Теперь должны быть рассмотрены ближайшие моменты синтетического познания.{175}
1. Определение (Definitio)
[8]Еще данная объективность прежде всего превращается в простую или первую форму, тем самым в форму понятия; моменты этого усвоения суть поэтому не что иное, как моменты понятия: общность, частность и единичность. Единичное есть сам объект, как непосредственное представление, то, что должно быть определено (definirt). Общее этого объекта в определении объективного суждения или суждения необходимости оказалось родом и притом ближайшим, именно общее с тою определенностью, которая есть вместе с тем принцип различения частного. Это различение предмет имеет в видовой особенности, которая делает его определенным видом и обосновывает его отделение от прочих видов,
Определение, которое таким образом возвращает предмет к его понятию, касается его внешности, необходимой для его осуществления; оно отвлекает от того, что привходит к понятию при его реализации, через что он выступает, во-первых, как идея, а во-вторых, как внешнее осуществление. Описание имеет значение для представления и принимает в себя это дальнейшее принадлежащее реальности содержание. Определение же сводит это богатство многообразных определений наглядного существования к простейшим моментам; какова форма этих простых элементов, и как они взаимно определены, это содержится в понятии. Тем самым предмет, как указано, понимается, как общее, которое есть вместе с тем по существу определенное. Самый предмет есть третье, единичное, в котором род и частность положены в одно, и нечто непосредственное, положенное вне понятия, так как последнее еще не есть самоопределяющее.
В этих определениях, в различии формы определения, понятие находит само себя и имеет в них соответствующую ему реальность. Но так как рефлексия моментов понятия в самих себя, единичность, еще не содержится в этой реальности, так как при этом объект, поскольку он находится в познании, еще не определен, как субъективный, то наоборот, познание есть нечто субъективное и имеет некоторое внешнее начало, или иначе есть нечто субъективное в силу своего внешнего начала в единичном. Содержание понятия поэтому есть нечто данное и случайное. Конкретное понятие само есть тем самым нечто случайное в двух отношениях, во-первых, по своему содержанию вообще, а во-вторых, смотря по тому, какие определения содержания разнообразных качеств, свойственных предмету в его внешнем существовании, избираются для понятия и должны составить его моменты.
В последнем отношении требуется ближайшее рассмотрение. А именно так как единичность, как определенное бытие в себе и для себя, ле{176}жит вне своеобразного определения понятия синтетического познания, то нет никакого принципа, решающего вопрос о том, какие стороны предмета должны рассматриваться, как принадлежащие к определению его понятия, и какие, как принадлежащие лишь внешней реальности. В этом заключается некоторая трудность при определениях, неустранимая для сказанного познания. Но при этом следует сделать некоторое различение. Во-первых, для продуктов самосознательной целесообразности легко найти определение, так как цель, которой они должны служить, есть некоторое определение, проистекающее из субъективного решения и составляющая существенную частность, ту форму осуществляющегося, о которой тут единственно идет речь. Прочая природа их материала или другие внешние свойства, поскольку они соответствуют цели, содержатся в его определениях, остальные же несущественны.

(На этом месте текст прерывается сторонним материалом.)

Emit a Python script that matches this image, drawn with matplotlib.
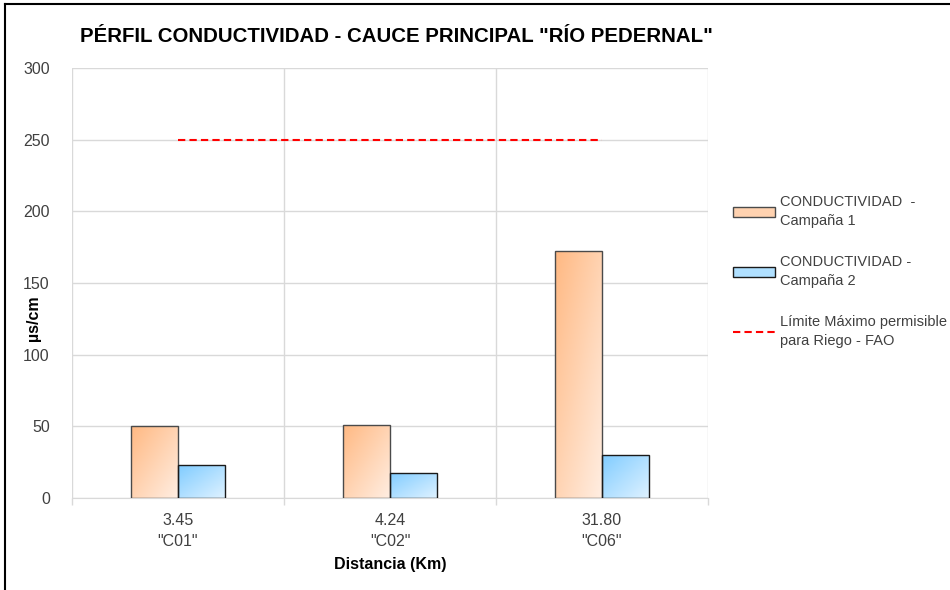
import numpy as np
import matplotlib
matplotlib.use("Agg")
import matplotlib.pyplot as plt
from matplotlib.lines import Line2D
from matplotlib.colors import LinearSegmentedColormap
from matplotlib.patches import Patch

# ---- data ----
distances = ["3.45", "4.24", "31.80"]
stations = ['"C01"', '"C02"', '"C06"']
campana1 = [50, 51, 172]
campana2 = [23, 17.5, 30]
limite_fao = [250, 250, 250]
labels = ["CONDUCTIVIDAD  -\nCampaña 1", "CONDUCTIVIDAD -\nCampaña 2",
          "Límite Máximo permisible\npara Riego - FAO"]
title = 'PÉRFIL CONDUCTIVIDAD - CAUCE PRINCIPAL "RÍO PEDERNAL"'

plt.rcParams['font.family'] = ['Liberation Sans', 'DejaVu Sans']

fig = plt.figure(figsize=(9.5, 5.9), dpi=100)
ax = fig.add_axes([72/950, 1-498/590, (708-72)/950, (498-68)/590])

x = np.arange(len(distances))
w = 0.222
orange_cmap = LinearSegmentedColormap.from_list("o", ["#FFB983", "#FFEEE2"])
blue_cmap = LinearSegmentedColormap.from_list("b", ["#80CCFF", "#DFF2FF"])

def grad_bars(xpos, vals, cmap, edge):
    bars = ax.bar(xpos, vals, width=w, facecolor='none', edgecolor=edge,
                  linewidth=1.0, zorder=3)
    n = 64
    u = np.linspace(0, 1, n)[None, :]
    v = np.linspace(1, 0, n)[:, None]
    t = (u + (1 - v)) / 2  # top-left dark -> bottom-right light
    for b in bars:
        x0, y0 = b.get_x(), b.get_y()
        im = ax.imshow(t, cmap=cmap, extent=(x0, x0 + b.get_width(), y0, y0 + b.get_height()),
                       origin='upper', aspect='auto', zorder=2, interpolation='bilinear',
                       vmin=0, vmax=1)
        im.set_clip_path(b)
    return bars

grad_bars(x - w/2, campana1, orange_cmap, '#4a4a4a')
grad_bars(x + w/2, campana2, blue_cmap, '#1a1a1a')
ax.plot(x, limite_fao, color='#FF0000', lw=1.5, ls=(0, (3.5, 2)), zorder=4)

ax.set_xlim(-0.5, 2.5)
ax.set_ylim(0, 300)
ax.set_yticks(np.arange(0, 301, 50))
ax.set_xticks(x)
ax.set_xticklabels([f"{d}\n{s}" for d, s in zip(distances, stations)], fontsize=11.5,
                   color='#404040', linespacing=1.45)
ax.set_xticks(np.arange(-0.5, 2.6, 1), minor=True)
ax.tick_params(axis='x', which='major', length=0, pad=11)
ax.tick_params(axis='x', which='minor', length=5, color='#D9D9D9', width=1)
ax.tick_params(axis='y', length=0, pad=16, labelsize=11.5, labelcolor='#404040')
ax.grid(axis='y', color='#D9D9D9', lw=1, zorder=0)
ax.grid(axis='x', which='minor', color='#D9D9D9', lw=1, zorder=0)
for s in ['top', 'right', 'left']:
    ax.spines[s].set_visible(False)
ax.spines['bottom'].set_color('#D9D9D9')
ax.set_axisbelow(True)

ax.set_xlabel("Distancia (Km)", fontsize=11.5, fontweight='bold', labelpad=6)
fig.text(33/950, 1-318/590, "µs/cm", rotation=90, ha='center', va='center',
         fontsize=11.5, fontweight='bold')
fig.text(80/950, 1-37/590, title, ha='left', va='center', fontsize=14.7,
         fontweight='bold')

handles = [Patch(facecolor='#FFD2B0', edgecolor='#4a4a4a', lw=1),
           Patch(facecolor='#B0E0FF', edgecolor='#1a1a1a', lw=1),
           Line2D([0], [0], color='#FF0000', lw=1.5, ls=(0, (3.5, 2)))]
leg = fig.legend(handles, labels, loc='upper left', bbox_to_anchor=(733/950, 1-195/590),
                 frameon=False, fontsize=10.5, handlelength=2.9, handletextpad=0.35,
                 labelspacing=1.85, borderaxespad=0, borderpad=0)
for t in leg.get_texts():
    t.set_color('#404040')
    t.set_linespacing(1.45)

fig.add_artist(Line2D([5/950, 5/950], [0, 1-4/590], color='black', lw=1.5,
                      transform=fig.transFigure))
fig.add_artist(Line2D([5/950, 1], [1-4/590, 1-4/590], color='black', lw=1.5,
                      transform=fig.transFigure))

fig.savefig("out.png", dpi=100)
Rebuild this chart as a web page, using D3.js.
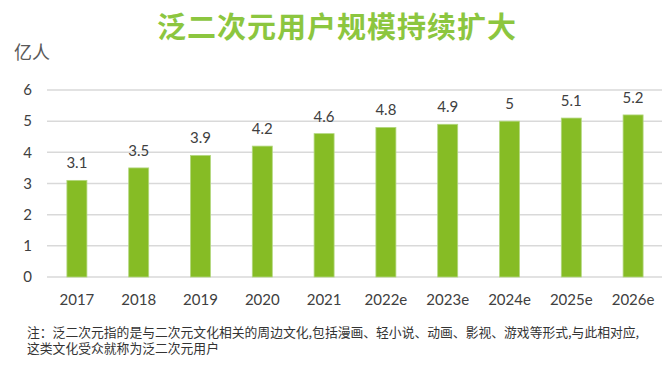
<!DOCTYPE html>
<html>
<head>
<meta charset="utf-8">
<script src="https://cdn.jsdelivr.net/npm/d3@7"></script>
<style>
  html, body { margin: 0; padding: 0; background: #fff; }
  svg { display: block; }
</style>
</head>
<body>
<svg id="chart" width="664" height="366"></svg>
<script>
const categories = ["2017", "2018", "2019", "2020", "2021", "2022e", "2023e", "2024e", "2025e", "2026e"];
const values = [3.1, 3.5, 3.9, 4.2, 4.6, 4.8, 4.9, 5, 5.1, 5.2];
const yTicks = [0, 1, 2, 3, 4, 5, 6];
const titleText = "泛二次元用户规模持续扩大";
const unitText = "亿人";
const noteLines = [
  "注：泛二次元指的是与二次元文化相关的周边文化,包括漫画、轻小说、动画、影视、游戏等形式,与此相对应,",
  "这类文化受众就称为泛二次元用户"
];

const svg = d3.select("#chart");
const cjk = "'Noto Sans CJK SC', 'Noto Sans', sans-serif";
const numFont = "Lato, 'Open Sans', sans-serif";

const x = d3.scaleBand().domain(categories).range([46, 664]).padding(0);
const y = d3.scaleLinear().domain([0, 6]).range([277, 90]);
const barW = 20;

// gridlines
svg.append("g")
  .selectAll("line")
  .data(yTicks)
  .join("line")
  .attr("x1", 47).attr("x2", 662)
  .attr("y1", d => y(d)).attr("y2", d => y(d))
  .attr("stroke", "#d9d9d9")
  .attr("stroke-width", 1.5);

// y tick labels
svg.append("g")
  .selectAll("text")
  .data(yTicks)
  .join("text")
  .attr("x", 32)
  .attr("y", d => y(d))
  .attr("dy", "0.35em")
  .attr("text-anchor", "end")
  .attr("font-family", numFont)
  .attr("font-size", 15)
  .attr("fill", "#404040")
  .text(d => d);

// bars
svg.append("g")
  .selectAll("rect")
  .data(values)
  .join("rect")
  .attr("x", (d, i) => x(categories[i]) + x.bandwidth() / 2 - barW / 2)
  .attr("y", d => y(d))
  .attr("width", barW)
  .attr("height", d => y(0) - y(d))
  .attr("fill", "#86bc25")
  .attr("stroke", "#b3d77f")
  .attr("stroke-width", 0.8);

// value labels
svg.append("g")
  .selectAll("text")
  .data(values)
  .join("text")
  .attr("x", (d, i) => x(categories[i]) + x.bandwidth() / 2)
  .attr("y", d => y(d) - 12)
  .attr("text-anchor", "middle")
  .attr("font-family", numFont)
  .attr("font-size", 15)
  .attr("fill", "#404040")
  .text(d => d);

// x labels
svg.append("g")
  .selectAll("text")
  .data(categories)
  .join("text")
  .attr("x", d => x(d) + x.bandwidth() / 2)
  .attr("y", 305)
  .attr("text-anchor", "middle")
  .attr("font-family", numFont)
  .attr("font-size", 15)
  .attr("fill", "#404040")
  .text(d => d);

// title
svg.append("text")
  .attr("x", 337)
  .attr("y", 38)
  .attr("text-anchor", "middle")
  .attr("font-family", cjk)
  .attr("font-size", 29)
  .attr("font-weight", "bold")
  .attr("letter-spacing", 1)
  .attr("fill", "#8cc63f")
  .text(titleText);

// unit
svg.append("text")
  .attr("x", 14)
  .attr("y", 59)
  .attr("font-family", cjk)
  .attr("font-size", 18)
  .attr("fill", "#595959")
  .text(unitText);

// note
svg.append("g")
  .selectAll("text")
  .data(noteLines)
  .join("text")
  .attr("x", 27)
  .attr("y", (d, i) => 336.5 + i * 16)
  .attr("font-family", cjk)
  .attr("font-size", 12.8)
  .attr("fill", "#333333")
  .text(d => d);
</script>
</body>
</html>
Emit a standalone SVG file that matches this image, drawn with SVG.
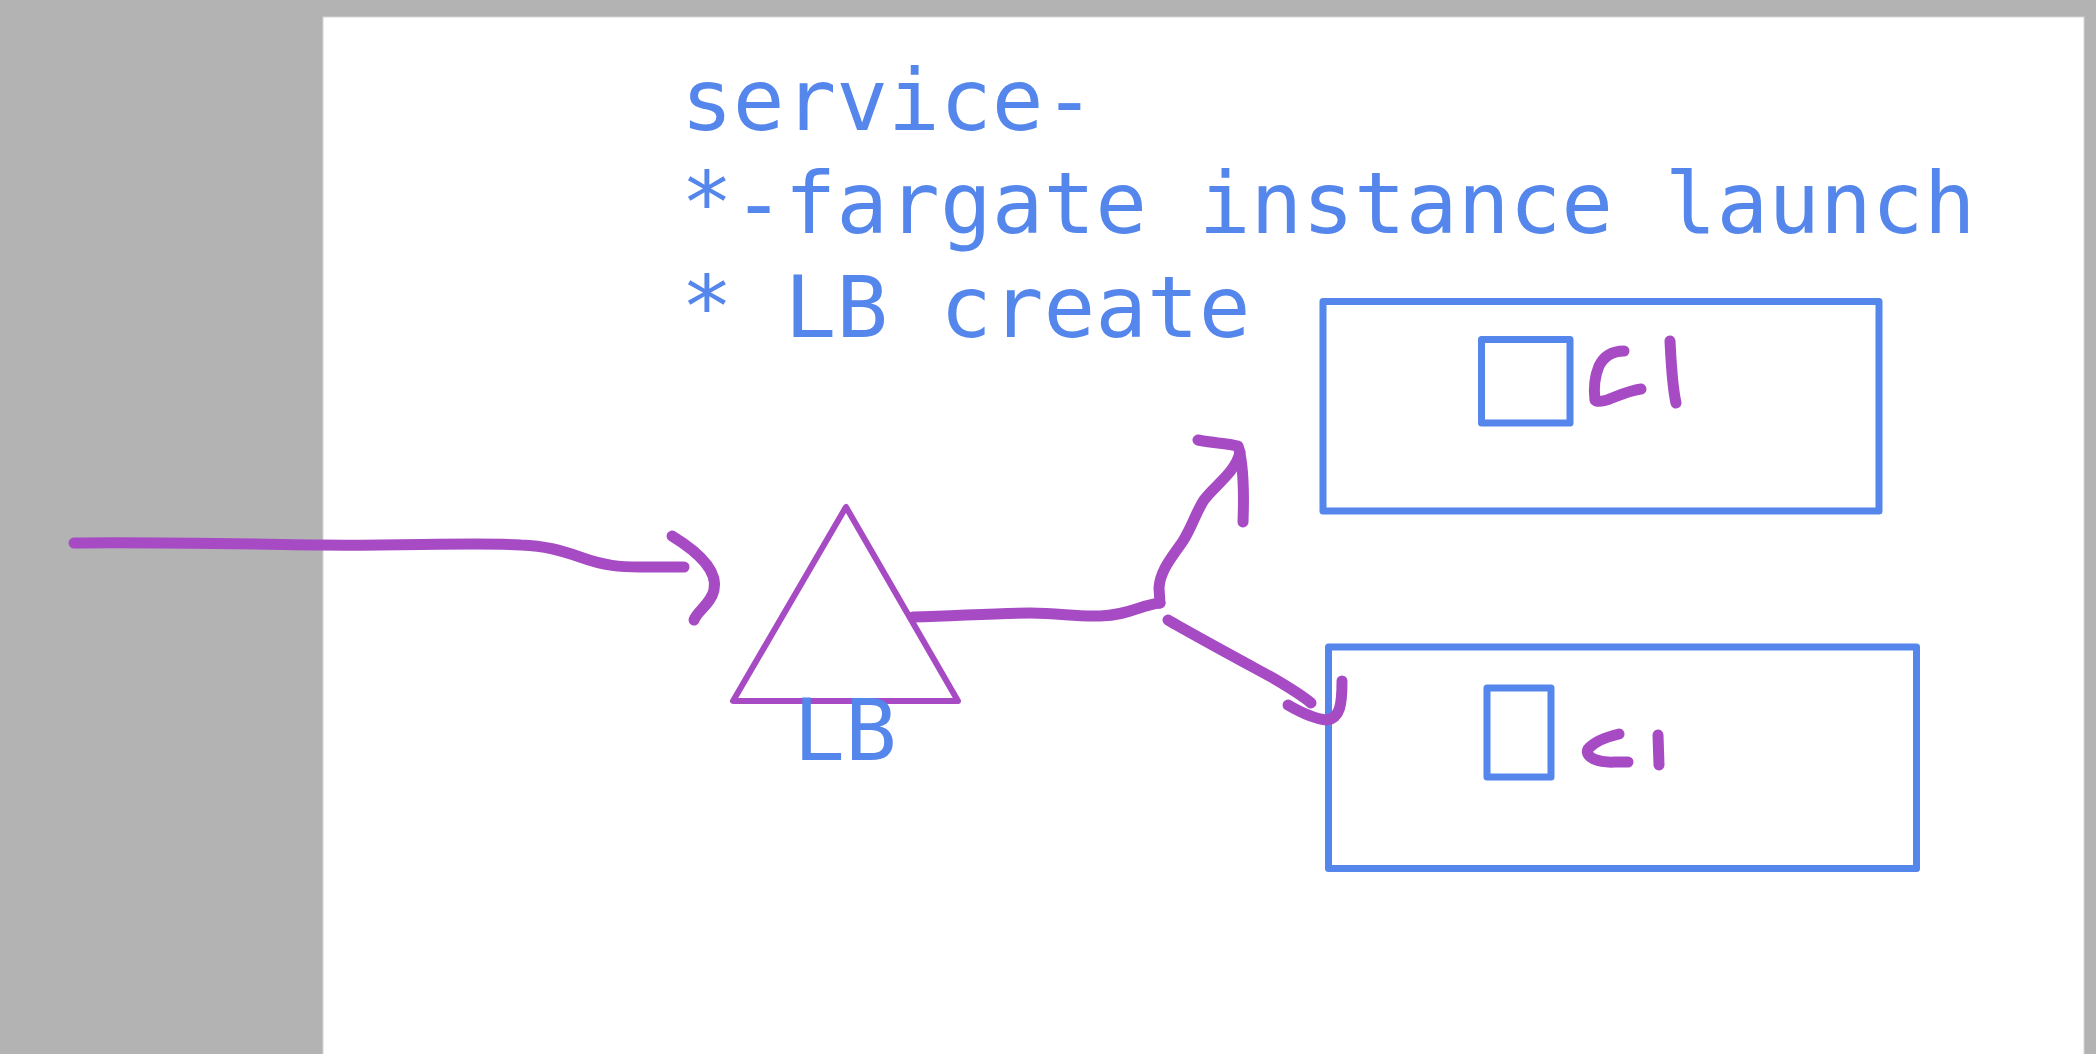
<svg xmlns="http://www.w3.org/2000/svg" width="2096" height="1054" viewBox="0 0 2096 1054">
  <style>
    .t { font-family: "DejaVu Sans Mono", "Liberation Mono", monospace; font-size: 86px; fill: #5486EC; }
    .box { fill: none; stroke: #5486EC; stroke-width: 7; stroke-linejoin: round; }
    .ink { fill: none; stroke: #A64BC4; stroke-width: 11; stroke-linecap: round; stroke-linejoin: round; }
    .ink-thin { fill: #ffffff; stroke: #A64BC4; stroke-width: 6; stroke-linejoin: round; }
  </style>
  <rect x="0" y="0" width="2096" height="1054" fill="#b3b3b3"/>
  <rect x="323" y="17" width="1761" height="1040" fill="#ffffff" stroke="#d6d6d6" stroke-width="1"/>

  <g id="title">
    <text class="t" x="681" y="130">service-</text>
    <text class="t" x="681" y="233">*-fargate instance launch</text>
    <text class="t" x="681" y="337">* LB create</text>
  </g>

  <g id="lb">
    <polygon class="ink-thin" points="846,507 733,701 958,701"/>
    <text class="t" x="845" y="760" text-anchor="middle">LB</text>
  </g>

  <g id="box1">
    <rect class="box" x="1323" y="301.5" width="556" height="209.5"/>
    <rect class="box" x="1481.5" y="339.5" width="88.5" height="83.5"/>
    <path class="ink" d="M1624,351 C1612,351 1604,356 1599,366 C1594,378 1594,392 1595,400 C1598,403 1605,401 1612,398 C1622,394 1632,390 1641,389"/>
    <path class="ink" d="M1670,341 C1671,360 1672,385 1676,403"/>
  </g>

  <g id="box2">
    <rect class="box" x="1328.5" y="647" width="588" height="221.5"/>
    <rect class="box" x="1487" y="688" width="64" height="89"/>
    <path class="ink" d="M1619,734 C1606,737 1594,742 1588,749 C1584,758 1600,763 1615,762 L1628,762"/>
    <path class="ink" d="M1658,735 L1659,765"/>
  </g>

  <g id="connectors">
    <path class="ink" d="M74,543 C150,542 250,544 321,545 C400,546 480,542 521,545 C545,546 560,550 580,557 C605,566 620,567 640,567 L684,567"/>
    <path class="ink" d="M672,536 C700,553 718,572 714,590 C711,604 697,611 694,620"/>
    <path class="ink" d="M913,617 C970,615 1000,613 1030,613 C1060,613 1075,617 1100,616 C1130,615 1140,605 1160,603"/>
    <path class="ink" d="M1160,603 L1159,588 C1160,570 1173,556 1183,541 C1192,527 1196,512 1204,500 C1214,486 1236,472 1240,452"/>
    <path class="ink" d="M1198,440 C1212,443 1226,443 1238,446 C1244,465 1244,495 1243,522"/>
    <path class="ink" d="M1168,620 C1190,633 1240,660 1273,678 C1290,688 1303,696 1311,703"/>
    <path class="ink" d="M1288,705 C1300,712 1315,719 1327,720 C1340,718 1342,705 1342,681"/>
  </g>
</svg>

Во-вторых, геометрические предметы суть отвлеченные пространственные определения; лежащая в основе их отвлеченность, так называемое абсолютное пространство, утратила все дальнейшие конкретные определения и содержит в себе далее лишь такие образы и фигуры, какие в ней положены; поэтому они по существу есть то, чем они должны быть; определения их понятий вообще и ближайшим образом видовая особенность есть в них их простая неискаженная реальность; в этом отношении они таковы же, как и продукты внешней целесообразности, равно как сходны в этом с предметами арифметики, основание коих составляет также лишь то определение, которое в них положено. Пространство имеет, правда, еще дальнейшие определения, тройственность своих измерений, свою непрерывность и делимость, которые полагаются в нем не через внешнее определение. Но они принадлежат к заранее принятому материалу и суть непосредственные предположения; лишь связь и сплетение этих субъективных определений с этою своеобразною природою той почвы, на которую они перенесены, порождают синтетические отношения и законы. Так как в основании определений чисел лежит простой принцип одного, то их связь и дальнейшее определение есть совершенно только нечто положенное; напротив, определения пространства которое есть для себя непрерывная внешность, протекают далее и имеют отличную от их понятия реальность, уже не принадлежащую однако к непосредственному определению.